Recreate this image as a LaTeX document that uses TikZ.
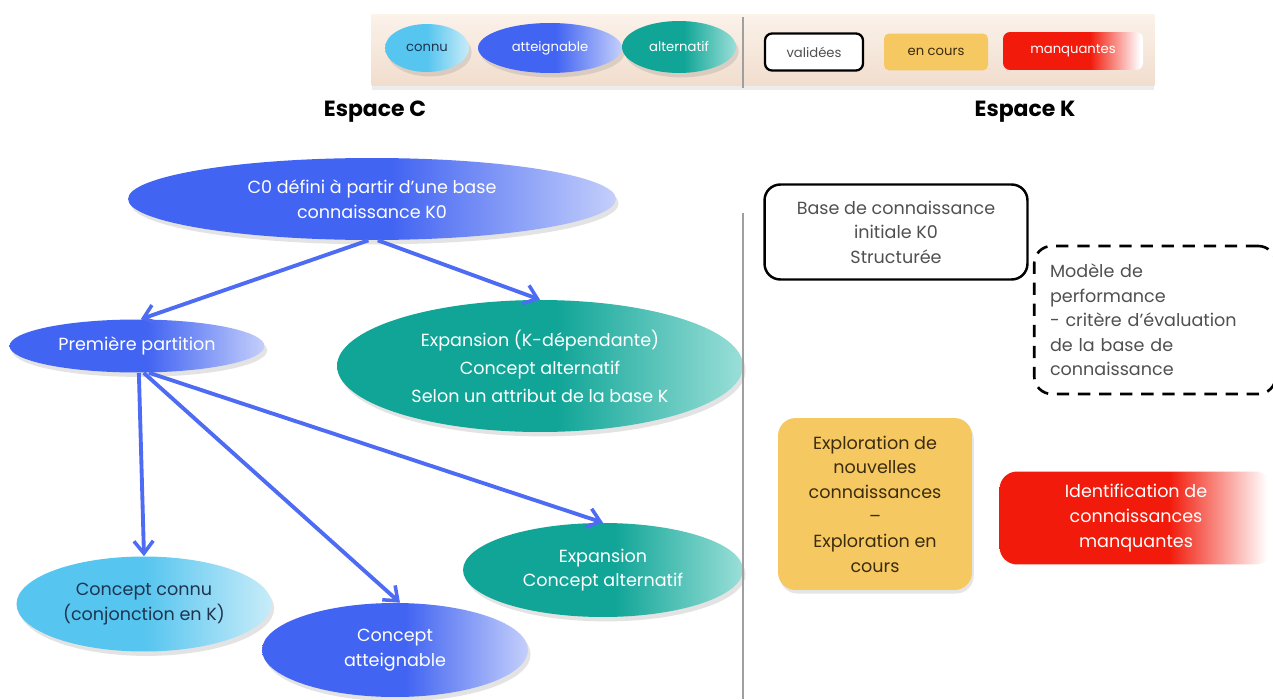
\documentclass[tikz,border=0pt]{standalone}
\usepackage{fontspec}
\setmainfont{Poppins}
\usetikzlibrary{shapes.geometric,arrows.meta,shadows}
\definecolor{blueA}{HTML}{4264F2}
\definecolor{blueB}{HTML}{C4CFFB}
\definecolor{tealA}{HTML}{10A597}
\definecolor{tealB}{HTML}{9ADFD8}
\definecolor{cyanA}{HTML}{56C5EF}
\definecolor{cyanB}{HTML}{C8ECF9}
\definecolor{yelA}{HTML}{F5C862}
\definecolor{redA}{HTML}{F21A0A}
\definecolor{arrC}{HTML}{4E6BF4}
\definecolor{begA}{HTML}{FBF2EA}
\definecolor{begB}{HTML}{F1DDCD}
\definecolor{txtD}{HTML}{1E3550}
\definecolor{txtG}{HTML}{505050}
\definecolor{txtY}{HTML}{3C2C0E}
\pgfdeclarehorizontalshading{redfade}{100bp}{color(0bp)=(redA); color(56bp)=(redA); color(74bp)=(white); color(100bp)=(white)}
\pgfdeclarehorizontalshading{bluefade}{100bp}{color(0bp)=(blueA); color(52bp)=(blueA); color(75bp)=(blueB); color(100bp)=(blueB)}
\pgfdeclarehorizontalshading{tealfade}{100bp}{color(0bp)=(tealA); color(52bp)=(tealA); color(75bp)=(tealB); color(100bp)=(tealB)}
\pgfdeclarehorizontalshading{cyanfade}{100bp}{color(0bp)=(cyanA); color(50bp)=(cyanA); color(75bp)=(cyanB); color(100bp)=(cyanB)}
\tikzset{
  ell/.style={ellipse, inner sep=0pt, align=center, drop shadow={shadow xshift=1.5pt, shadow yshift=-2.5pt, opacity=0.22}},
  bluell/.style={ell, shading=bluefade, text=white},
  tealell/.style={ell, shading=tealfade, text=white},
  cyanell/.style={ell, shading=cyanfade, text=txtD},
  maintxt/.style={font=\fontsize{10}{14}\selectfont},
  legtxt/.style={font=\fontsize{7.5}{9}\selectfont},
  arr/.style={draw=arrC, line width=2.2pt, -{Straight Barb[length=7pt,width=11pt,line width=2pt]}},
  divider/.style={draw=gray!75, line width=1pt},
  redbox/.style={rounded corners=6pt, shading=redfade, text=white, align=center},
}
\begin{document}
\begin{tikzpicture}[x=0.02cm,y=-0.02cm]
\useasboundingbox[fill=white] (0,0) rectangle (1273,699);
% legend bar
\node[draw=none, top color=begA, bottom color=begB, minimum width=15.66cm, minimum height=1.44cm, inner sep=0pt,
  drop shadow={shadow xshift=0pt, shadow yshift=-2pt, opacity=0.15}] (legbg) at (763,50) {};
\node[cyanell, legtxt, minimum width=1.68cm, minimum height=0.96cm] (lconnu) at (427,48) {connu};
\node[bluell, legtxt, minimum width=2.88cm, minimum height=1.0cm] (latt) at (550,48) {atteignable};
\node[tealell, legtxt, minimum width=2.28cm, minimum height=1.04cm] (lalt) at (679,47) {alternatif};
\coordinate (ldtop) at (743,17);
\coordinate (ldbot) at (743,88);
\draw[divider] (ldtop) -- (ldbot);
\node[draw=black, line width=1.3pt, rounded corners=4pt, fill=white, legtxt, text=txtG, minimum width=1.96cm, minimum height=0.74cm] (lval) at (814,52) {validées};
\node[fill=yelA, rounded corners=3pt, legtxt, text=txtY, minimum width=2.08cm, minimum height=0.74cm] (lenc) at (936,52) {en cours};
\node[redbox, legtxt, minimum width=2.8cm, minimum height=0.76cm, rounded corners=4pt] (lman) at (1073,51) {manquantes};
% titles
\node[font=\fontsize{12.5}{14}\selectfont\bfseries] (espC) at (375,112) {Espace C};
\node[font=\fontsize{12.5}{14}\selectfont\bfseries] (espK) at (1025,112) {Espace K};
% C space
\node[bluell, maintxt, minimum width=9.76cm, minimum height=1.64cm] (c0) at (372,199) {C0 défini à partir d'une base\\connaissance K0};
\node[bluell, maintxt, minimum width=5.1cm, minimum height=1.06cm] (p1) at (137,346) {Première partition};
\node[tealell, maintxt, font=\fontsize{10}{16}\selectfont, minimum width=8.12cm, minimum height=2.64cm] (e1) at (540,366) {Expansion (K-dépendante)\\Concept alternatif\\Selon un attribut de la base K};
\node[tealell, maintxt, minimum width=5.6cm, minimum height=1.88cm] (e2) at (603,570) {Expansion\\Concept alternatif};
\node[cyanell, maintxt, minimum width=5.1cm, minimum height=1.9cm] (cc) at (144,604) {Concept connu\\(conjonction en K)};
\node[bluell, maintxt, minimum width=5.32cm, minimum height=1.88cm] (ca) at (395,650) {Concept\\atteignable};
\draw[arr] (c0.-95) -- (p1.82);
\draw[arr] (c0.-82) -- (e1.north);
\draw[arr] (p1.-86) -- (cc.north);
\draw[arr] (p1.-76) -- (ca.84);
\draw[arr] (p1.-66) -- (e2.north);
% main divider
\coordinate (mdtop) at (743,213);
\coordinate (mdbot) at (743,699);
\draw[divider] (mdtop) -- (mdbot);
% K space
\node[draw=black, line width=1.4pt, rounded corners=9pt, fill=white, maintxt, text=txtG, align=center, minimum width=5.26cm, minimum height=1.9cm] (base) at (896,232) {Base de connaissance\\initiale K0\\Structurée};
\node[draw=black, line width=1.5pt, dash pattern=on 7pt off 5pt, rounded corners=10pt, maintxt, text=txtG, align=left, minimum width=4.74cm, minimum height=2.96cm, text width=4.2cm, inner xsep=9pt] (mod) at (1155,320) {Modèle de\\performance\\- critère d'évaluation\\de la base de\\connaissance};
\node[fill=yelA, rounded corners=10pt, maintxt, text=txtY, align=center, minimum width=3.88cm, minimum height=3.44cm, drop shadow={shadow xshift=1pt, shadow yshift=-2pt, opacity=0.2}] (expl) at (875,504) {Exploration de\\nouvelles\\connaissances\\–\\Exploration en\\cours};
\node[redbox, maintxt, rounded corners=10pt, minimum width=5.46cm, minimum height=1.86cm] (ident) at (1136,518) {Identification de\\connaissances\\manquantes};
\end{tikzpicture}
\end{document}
++++++++++++++++++++
## Your goal
Omit any images, then output the listing exactly.

## Solution
Recreate this image as a LaTeX document that uses TikZ.
\documentclass[tikz,border=0pt]{standalone}
\usepackage{fontspec}
\setmainfont{Poppins}
\usetikzlibrary{shapes.geometric,arrows.meta,shadows}
\definecolor{blueA}{HTML}{4264F2}
\definecolor{blueB}{HTML}{C4CFFB}
\definecolor{tealA}{HTML}{10A597}
\definecolor{tealB}{HTML}{9ADFD8}
\definecolor{cyanA}{HTML}{56C5EF}
\definecolor{cyanB}{HTML}{C8ECF9}
\definecolor{yelA}{HTML}{F5C862}
\definecolor{redA}{HTML}{F21A0A}
\definecolor{arrC}{HTML}{4E6BF4}
\definecolor{begA}{HTML}{FBF2EA}
\definecolor{begB}{HTML}{F1DDCD}
\definecolor{txtD}{HTML}{1E3550}
\definecolor{txtG}{HTML}{505050}
\definecolor{txtY}{HTML}{3C2C0E}
\pgfdeclarehorizontalshading{redfade}{100bp}{color(0bp)=(redA); color(56bp)=(redA); color(74bp)=(white); color(100bp)=(white)}
\pgfdeclarehorizontalshading{bluefade}{100bp}{color(0bp)=(blueA); color(52bp)=(blueA); color(75bp)=(blueB); color(100bp)=(blueB)}
\pgfdeclarehorizontalshading{tealfade}{100bp}{color(0bp)=(tealA); color(52bp)=(tealA); color(75bp)=(tealB); color(100bp)=(tealB)}
\pgfdeclarehorizontalshading{cyanfade}{100bp}{color(0bp)=(cyanA); color(50bp)=(cyanA); color(75bp)=(cyanB); color(100bp)=(cyanB)}
\tikzset{
  ell/.style={ellipse, inner sep=0pt, align=center, drop shadow={shadow xshift=1.5pt, shadow yshift=-2.5pt, opacity=0.22}},
  bluell/.style={ell, shading=bluefade, text=white},
  tealell/.style={ell, shading=tealfade, text=white},
  cyanell/.style={ell, shading=cyanfade, text=txtD},
  maintxt/.style={font=\fontsize{10}{14}\selectfont},
  legtxt/.style={font=\fontsize{7.5}{9}\selectfont},
  arr/.style={draw=arrC, line width=2.2pt, -{Straight Barb[length=7pt,width=11pt,line width=2pt]}},
  divider/.style={draw=gray!75, line width=1pt},
  redbox/.style={rounded corners=6pt, shading=redfade, text=white, align=center},
}
\begin{document}
\begin{tikzpicture}[x=0.02cm,y=-0.02cm]
\useasboundingbox[fill=white] (0,0) rectangle (1273,699);
% legend bar
\node[draw=none, top color=begA, bottom color=begB, minimum width=15.66cm, minimum height=1.44cm, inner sep=0pt,
  drop shadow={shadow xshift=0pt, shadow yshift=-2pt, opacity=0.15}] (legbg) at (763,50) {};
\node[cyanell, legtxt, minimum width=1.68cm, minimum height=0.96cm] (lconnu) at (427,48) {connu};
\node[bluell, legtxt, minimum width=2.88cm, minimum height=1.0cm] (latt) at (550,48) {atteignable};
\node[tealell, legtxt, minimum width=2.28cm, minimum height=1.04cm] (lalt) at (679,47) {alternatif};
\coordinate (ldtop) at (743,17);
\coordinate (ldbot) at (743,88);
\draw[divider] (ldtop) -- (ldbot);
\node[draw=black, line width=1.3pt, rounded corners=4pt, fill=white, legtxt, text=txtG, minimum width=1.96cm, minimum height=0.74cm] (lval) at (814,52) {validées};
\node[fill=yelA, rounded corners=3pt, legtxt, text=txtY, minimum width=2.08cm, minimum height=0.74cm] (lenc) at (936,52) {en cours};
\node[redbox, legtxt, minimum width=2.8cm, minimum height=0.76cm, rounded corners=4pt] (lman) at (1073,51) {manquantes};
% titles
\node[font=\fontsize{12.5}{14}\selectfont\bfseries] (espC) at (375,112) {Espace C};
\node[font=\fontsize{12.5}{14}\selectfont\bfseries] (espK) at (1025,112) {Espace K};
% C space
\node[bluell, maintxt, minimum width=9.76cm, minimum height=1.64cm] (c0) at (372,199) {C0 défini à partir d'une base\\connaissance K0};
\node[bluell, maintxt, minimum width=5.1cm, minimum height=1.06cm] (p1) at (137,346) {Première partition};
\node[tealell, maintxt, font=\fontsize{10}{16}\selectfont, minimum width=8.12cm, minimum height=2.64cm] (e1) at (540,366) {Expansion (K-dépendante)\\Concept alternatif\\Selon un attribut de la base K};
\node[tealell, maintxt, minimum width=5.6cm, minimum height=1.88cm] (e2) at (603,570) {Expansion\\Concept alternatif};
\node[cyanell, maintxt, minimum width=5.1cm, minimum height=1.9cm] (cc) at (144,604) {Concept connu\\(conjonction en K)};
\node[bluell, maintxt, minimum width=5.32cm, minimum height=1.88cm] (ca) at (395,650) {Concept\\atteignable};
\draw[arr] (c0.-95) -- (p1.82);
\draw[arr] (c0.-82) -- (e1.north);
\draw[arr] (p1.-86) -- (cc.north);
\draw[arr] (p1.-76) -- (ca.84);
\draw[arr] (p1.-66) -- (e2.north);
% main divider
\coordinate (mdtop) at (743,213);
\coordinate (mdbot) at (743,699);
\draw[divider] (mdtop) -- (mdbot);
% K space
\node[draw=black, line width=1.4pt, rounded corners=9pt, fill=white, maintxt, text=txtG, align=center, minimum width=5.26cm, minimum height=1.9cm] (base) at (896,232) {Base de connaissance\\initiale K0\\Structurée};
\node[draw=black, line width=1.5pt, dash pattern=on 7pt off 5pt, rounded corners=10pt, maintxt, text=txtG, align=left, minimum width=4.74cm, minimum height=2.96cm, text width=4.2cm, inner xsep=9pt] (mod) at (1155,320) {Modèle de\\performance\\- critère d'évaluation\\de la base de\\connaissance};
\node[fill=yelA, rounded corners=10pt, maintxt, text=txtY, align=center, minimum width=3.88cm, minimum height=3.44cm, drop shadow={shadow xshift=1pt, shadow yshift=-2pt, opacity=0.2}] (expl) at (875,504) {Exploration de\\nouvelles\\connaissances\\–\\Exploration en\\cours};
\node[redbox, maintxt, rounded corners=10pt, minimum width=5.46cm, minimum height=1.86cm] (ident) at (1136,518) {Identification de\\connaissances\\manquantes};
\end{tikzpicture}
\end{document}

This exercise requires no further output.